Back to skills
extension
Category: OtherNo API key required

Proof Loop

Run evidence-gated coding sprints with frozen ACs, separated builder/verifier roles, and durable proof artifacts.

personAuthor: leostehlikhubclawhub

Proof Loop

A sprint is not done until every acceptance criterion has a PASS verdict from a fresh verifier session.

Read references/workflow.md for the full loop spec. Read references/brief-template.md for the agent brief format. Read references/artifacts.md for the artifact schema. Read references/loopsmith-bridge.md when deciding whether a repeated Proof Loop failure should become a Loopsmith eval case.

Activation and Safety Boundaries

Use this skill only when the user explicitly asks for Proof Loop, proof artifacts, acceptance-criterion verification, fresh verifier separation, or an evidence-gated coding sprint. Do not activate it for ordinary code edits where the user did not request this protocol.

Proof Loop may create or update files under .agent/tasks/<TASK_ID>/ in the current repository. Confirm the task id and repository root before creating artifacts. Do not publish artifacts, run remote validation, change repository permissions, moderate users, request full-access sandboxing, or touch credentials unless the user explicitly asks for that separate action in the current conversation.

Run helper scripts with the least privilege available. If a command could modify source files outside .agent/tasks/<TASK_ID>/, ask first and record the command in the evidence artifact.

The Loop

spec freeze -> build -> evidence -> FRESH verify -> fix -> FRESH verify
                                         ^                      |
                                         |______________________|
                                         (repeat until all ACs = PASS)

Four Roles — Always Separate

| Role | Does | Never | |------|------|-------| | Spec-Freezer | Writes spec.md with explicit ACs | Edits production code | | Builder | Implements against frozen spec | Verifies own work | | Verifier | Fresh session — verdicts each AC | Edits production code | | Fixer | Minimal fix for what verifier flagged | Signs off on completion |

The verifier is always a fresh session.
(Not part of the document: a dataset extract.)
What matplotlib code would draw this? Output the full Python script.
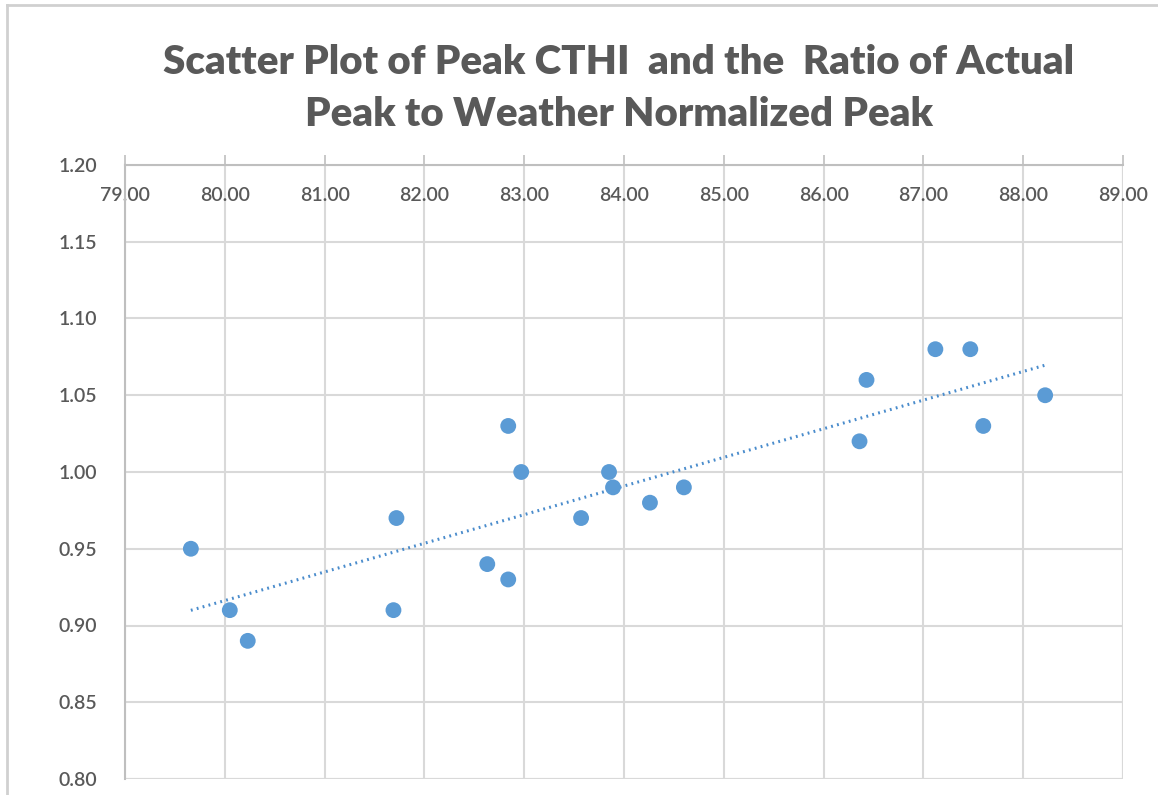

The agent that built cannot judge its own work.

Acceptance Criteria Format

Every sprint brief must include explicit ACs before build starts:

AC1: [specific, testable condition — not a task description]
AC2: [specific, testable condition]
AC3: [specific, testable condition]

Good: "AC1: A German-locale user sees all prompt form field labels in German" Bad: "AC1: Translate the form fields"

Helper Scripts

Use these when the repository has the proof-loop folder available:

python3 scripts/init_task.py TASK_ID --title "Task title"
python3 scripts/check_task.py .agent/tasks/TASK_ID

check_task.py is the mechanical done gate. It returns success only when the verifier artifacts show every AC as PASS and no open problems remain.

Sprint is DONE Only When

  • Every AC has a PASS verdict in the verifier's verdict.json
  • No problems remain in problems.md
  • Full regression suite passes (if applicable)

Artifacts (stored in repo)

.agent/tasks/<TASK_ID>/
  spec.md         -- frozen ACs + constraints + non-goals
  verdict.json    -- AC verdicts per phase (PASS/FAIL/UNKNOWN)
  problems.md     -- specific failures with file/line refs (if any)

See references/artifacts.md for schemas.